In this data sheet, Yesh Din presents the first ever examination of the work done by thr Military Advocate for Operational Affairs (MAOA), the prosecutorial body within the Israeli military, founded at the end of 2007. The data indicates that MAOA’s processing of cases is so slow that it undermines the likelihood of conducting investigations and issuing indictments against soldiers and officers involved in criminal offenses against Palestinian civilians and their property, some of which are very grave.

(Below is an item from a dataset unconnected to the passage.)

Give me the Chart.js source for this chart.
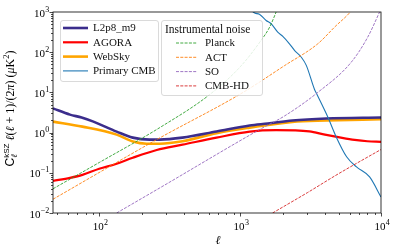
<!DOCTYPE html>
<html>
<head>
<meta charset="utf-8">
<script src="https://cdn.jsdelivr.net/npm/chart.js@4.4.1/dist/chart.umd.min.js"></script>
<style>
  html, body { margin: 0; padding: 0; background: #fff; }
  #wrap { width: 396px; height: 252px; }
</style>
</head>
<body>
<div id="wrap"><canvas id="chart" width="396" height="252"></canvas></div>
<script>
// multipoles and D_l values
const ellL2p8 = [47, 62, 75, 90, 133, 173, 228, 269, 390, 680, 1170, 1570, 2350, 4100, 10000];
const valL2p8 = [4.0, 2.8, 2.37, 1.9, 1.06, 0.75, 0.67, 0.67, 0.75, 1.06, 1.5, 1.68, 2.0, 2.24, 2.37];

const ellAgora = [47, 62, 76, 100, 133, 173, 256, 390, 680, 1170, 1800, 3100, 4000, 5300, 6500, 8000, 10000];
const valAgora = [0.063, 0.075, 0.089, 0.126, 0.168, 0.237, 0.37, 0.5, 0.75, 1.06, 1.15, 1.07, 0.89, 0.74, 0.66, 0.61, 0.59];

const ellWebsky = [47, 76, 133, 173, 217, 269, 390, 680, 1170, 2350, 4100, 10000];
const valWebsky = [1.88, 1.41, 0.89, 0.6, 0.53, 0.53, 0.61, 0.97, 1.33, 1.85, 2.0, 2.15];

const ellCmb = [1100, 1170, 1270, 1370, 1530, 1660, 1850, 2010, 2240, 2440, 2720, 2950, 3370, 3480, 4200, 4800, 5700, 6700, 8300, 10000];
const valCmb = [1500, 1200, 944, 880, 616, 510, 316, 247, 162, 110, 75, 47, 12, 9.5, 2.4, 0.79, 0.25, 0.14, 0.079, 0.025];

// noise curves
const ellPlanck = [47, 100, 269, 610, 1000, 1380, 1620, 1840, 2000];
const valPlanck = [0.04, 0.18, 1.33, 8.9, 43, 178, 420, 1200, 2500];

const ellAct = [47, 256, 1050, 2070, 3560, 4680, 6310, 7000];
const valAct = [0.022, 0.67, 10, 46.5, 162, 420, 1200, 2200];

const ellSo = [133, 269, 1380, 2070, 3560, 6140, 8050, 9770, 10000];
const valSo = [0.01, 0.042, 1.2, 2.6, 10, 56, 237, 1000, 1200];

const ellHd = [1700, 3000, 5000, 10000];
const valHd = [0.01, 0.032, 0.095, 0.38];

const xMin = 47, xMax = 10000;
const yMin = 0.01, yMax = 1000;
const xMajor = [100, 1000, 10000];
const yMajor = [0.01, 0.1, 1, 10, 100, 1000];

const serif = '"Liberation Serif", "DejaVu Serif", serif';

function pts(xs, ys) {
  return xs.map((x, i) => ({ x: x, y: ys[i] }));
}

function mkSet(label, xs, ys, color, width, dash) {
  return {
    label: label,
    data: pts(xs, ys),
    borderColor: color,
    borderWidth: width,
    borderDash: dash || [],
    pointRadius: 0,
    fill: false,
    cubicInterpolationMode: 'monotone'
  };
}

const dashN = [3, 1.3];
const datasets = [
  mkSet('Planck', ellPlanck, valPlanck, '#2ca02c', 0.9, dashN),
  mkSet('ACT', ellAct, valAct, '#ff7f0e', 0.9, dashN),
  mkSet('SO', ellSo, valSo, '#9467bd', 0.9, dashN),
  mkSet('CMB-HD', ellHd, valHd, '#d62728', 0.9, dashN),
  mkSet('Primary CMB', ellCmb, valCmb, '#1f77b4', 1.1),
  mkSet('L2p8_m9', ellL2p8, valL2p8, '#3b2d8c', 2.6),
  mkSet('WebSky', ellWebsky, valWebsky, '#ffa500', 2.6),
  mkSet('AGORA', ellAgora, valAgora, '#ff0000', 2.2)
];

// log ticks 1..9 x 10^n inside the range
function logTicks(min, max) {
  const out = [];
  for (let p = Math.floor(Math.log10(min)); p <= Math.ceil(Math.log10(max)); p++) {
    for (let m = 1; m <= 9; m++) {
      const v = m * Math.pow(10, p);
      if (v >= min * 0.999 && v <= max * 1.001) out.push({ value: v, major: m === 1 });
    }
  }
  return out;
}

// 10^n label with raised exponent
function drawPow(ctx, x, y, exp, align) {
  const e = exp < 0 ? '\u2212' + (-exp) : String(exp);
  ctx.font = '11px ' + serif;
  const w1 = ctx.measureText('10').width;
  ctx.font = '8px ' + serif;
  const w2 = ctx.measureText(e).width;
  let x0 = align === 'right' ? x - w1 - w2 : x - (w1 + w2) / 2;
  ctx.fillStyle = '#000';
  ctx.textAlign = 'left';
  ctx.textBaseline = 'alphabetic';
  ctx.font = '11px ' + serif;
  ctx.fillText('10', x0, y);
  ctx.font = '8px ' + serif;
  ctx.fillText(e, x0 + w1 + 0.3, y - 5);
}

// draws runs of text with their own fonts and offsets, centred on (0,0)
function drawRuns(ctx, runs) {
  let total = 0;
  runs.forEach(r => {
    ctx.font = r.font;
    r.w = ctx.measureText(r.text).width;
    if (r.under) {
      ctx.font = r.under.font;
      r.w = Math.max(r.w, ctx.measureText(r.under.text).width);
    }
    total += r.w;
  });
  let x = -total / 2;
  ctx.textAlign = 'left';
  ctx.textBaseline = 'alphabetic';
  runs.forEach(r => {
    ctx.font = r.font;
    ctx.fillText(r.text, x, r.dy || 0);
    if (r.under) {
      ctx.font = r.under.font;
      ctx.fillText(r.under.text, x, r.under.dy);
    }
    x += r.w;
  });
}

const axesPlugin = {
  id: 'axesPlugin',
  afterDraw(chart) {
    const ctx = chart.ctx;
    const a = chart.chartArea;
    const xs = chart.scales.x, ys = chart.scales.y;
    ctx.save();
    // frame
    ctx.strokeStyle = '#000';
    ctx.lineWidth = 0.8;
    ctx.strokeRect(a.left, a.top, a.right - a.left, a.bottom - a.top);
    // ticks
    ctx.lineWidth = 0.7;
    logTicks(xMin, xMax).forEach(t => {
      const px = Math.round(xs.getPixelForValue(t.value)) + 0.5;
      const len = t.major ? 3.5 : 2;
      ctx.beginPath();
      ctx.moveTo(px, a.bottom);
      ctx.lineTo(px, a.bottom + len);
      ctx.stroke();
    });
    logTicks(yMin, yMax).forEach(t => {
      const py = Math.round(ys.getPixelForValue(t.value)) + 0.5;
      const len = t.major ? 3.5 : 2;
      ctx.beginPath();
      ctx.moveTo(a.left, py);
      ctx.lineTo(a.left - len, py);
      ctx.stroke();
    });
    // tick labels
    xMajor.forEach(v => {
      drawPow(ctx, xs.getPixelForValue(v) + 1, a.bottom + 17, Math.round(Math.log10(v)), 'center');
    });
    yMajor.forEach(v => {
      drawPow(ctx, a.left - 4, ys.getPixelForValue(v) + 4.5, Math.round(Math.log10(v)), 'right');
    });
    // x title
    ctx.fillStyle = '#000';
    ctx.font = 'italic 12px ' + serif;
    ctx.textAlign = 'center';
    ctx.fillText('\u2113', (a.left + a.right) / 2 + 1, a.bottom + 31);
    // y title
    ctx.translate(14, (a.top + a.bottom) / 2 - 4);
    ctx.rotate(-Math.PI / 2);
    const it = 'italic 12px ' + serif, rm = '12px ' + serif;
    drawRuns(ctx, [
      { text: 'C', font: '12px "Liberation Sans", sans-serif' },
      { text: 'kSZ', font: '8px "Liberation Sans", sans-serif', dy: -5.5,
        under: { text: '\u2113', font: 'italic 8.5px ' + serif, dy: 3 } },
      { text: ' \u2113', font: it },
      { text: '(', font: rm },
      { text: '\u2113', font: it },
      { text: ' + 1)/(2', font: rm },
      { text: '\u03c0', font: it },
      { text: ') (', font: rm },
      { text: '\u03bc', font: it },
      { text: 'K', font: rm },
      { text: '2', font: '8.5px ' + serif, dy: -5.5 },
      { text: ')', font: rm }
    ]);
    ctx.restore();
  }
};

function legendBox(ctx, x, y, w, h) {
  const r = 2.5;
  ctx.beginPath();
  ctx.moveTo(x + r, y);
  ctx.arcTo(x + w, y, x + w, y + h, r);
  ctx.arcTo(x + w, y + h, x, y + h, r);
  ctx.arcTo(x, y + h, x, y, r);
  ctx.arcTo(x, y, x + w, y, r);
  ctx.closePath();
  ctx.fillStyle = 'rgba(255,255,255,0.85)';
  ctx.fill();
  ctx.strokeStyle = '#d0d0d0';
  ctx.lineWidth = 0.8;
  ctx.stroke();
}

function legendEntry(ctx, ds, x1, x2, tx, y) {
  ctx.save();
  ctx.strokeStyle = ds.borderColor;
  ctx.lineWidth = ds.borderWidth;
  ctx.setLineDash(ds.borderDash);
  ctx.beginPath();
  ctx.moveTo(x1, y);
  ctx.lineTo(x2, y);
  ctx.stroke();
  ctx.restore();
  ctx.fillStyle = '#111';
  ctx.font = '11px ' + serif;
  ctx.textAlign = 'left';
  ctx.textBaseline = 'middle';
  ctx.fillText(ds.label, tx, y + 0.5);
}

const legendPlugin = {
  id: 'legendPlugin',
  afterDraw(chart) {
    const ctx = chart.ctx;
    const byLabel = {};
    chart.data.datasets.forEach(d => { byLabel[d.label] = d; });
    ctx.save();
    legendBox(ctx, 60.5, 20.5, 98, 61);
    ['L2p8_m9', 'AGORA', 'WebSky', 'Primary CMB'].forEach((lab, i) => {
      legendEntry(ctx, byLabel[lab], 63, 88, 93, 28 + i * 14.3);
    });
    legendBox(ctx, 161.5, 20.5, 101, 75);
    ctx.fillStyle = '#111';
    ctx.font = '11.5px ' + serif;
    ctx.textAlign = 'left';
    ctx.textBaseline = 'middle';
    ctx.fillText('Instrumental noise', 165, 29.5);
    ['Planck', 'ACT', 'SO', 'CMB-HD'].forEach((lab, i) => {
      legendEntry(ctx, byLabel[lab], 176, 197, 205, 43 + i * 14.3);
    });
    ctx.restore();
  }
};

new Chart(document.getElementById('chart').getContext('2d'), {
  type: 'line',
  data: { datasets: datasets },
  options: {
    responsive: false,
    animation: false,
    devicePixelRatio: 1,
    layout: { padding: { left: 0, top: 12, right: 15, bottom: 0 } },
    plugins: {
      legend: { display: false },
      tooltip: { enabled: false }
    },
    scales: {
      x: {
        type: 'logarithmic',
        min: xMin,
        max: xMax,
        grid: { display: false },
        border: { display: false },
        ticks: { display: false },
        afterFit: s => { s.height = 39; }
      },
      y: {
        type: 'logarithmic',
        min: yMin,
        max: yMax,
        grid: { display: false },
        border: { display: false },
        ticks: { display: false },
        afterFit: s => { s.width = 53; }
      }
    }
  },
  plugins: [axesPlugin, legendPlugin]
});
</script>
</body>
</html>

The IDF is obligated to maintain the safety and well being of the civilian population in the Occupied Palestinian Territories (OPT). This duty includes maintaining an effective law enforcement system that conducts professional, efficient and independent investigations, and to prosecute soldiers and officers involved in criminal offenses against Palestinian residents when there is evidence of their guilt.

Yesh Din monitored over 130 investigation files that were, as of the publication of the figures, being investigated by the Military Police Criminal Investigations Department (MPCID). Seventy-six of these files are awaiting a decision by the MAOA. The data contains staggering delay rates in the handling of these cases. Among other things, it shows that 30 percent of the files awaited a decision for more than year, and 48 percent were delayed between six months and a year.

The data addresses the speed of decision-making at two critical stages of the law enforcement process: first, whether to launch a criminal investigation following a complaint about alleged offenses in which IDF forces used firearms; and second, whether to issue indictments or close files in investigations of violent incidents where soldiers allegedly committed offenses against Palestinians in the OPT, following MPCID investigations.

The MAOA Squad’s lagging on cases raises genuine suspicion that many cases that could have led to the indictment of those who committed offenses end up closing with no indictments due to the damage to evidence caused by the vast amount of time that passes since the offense was committed.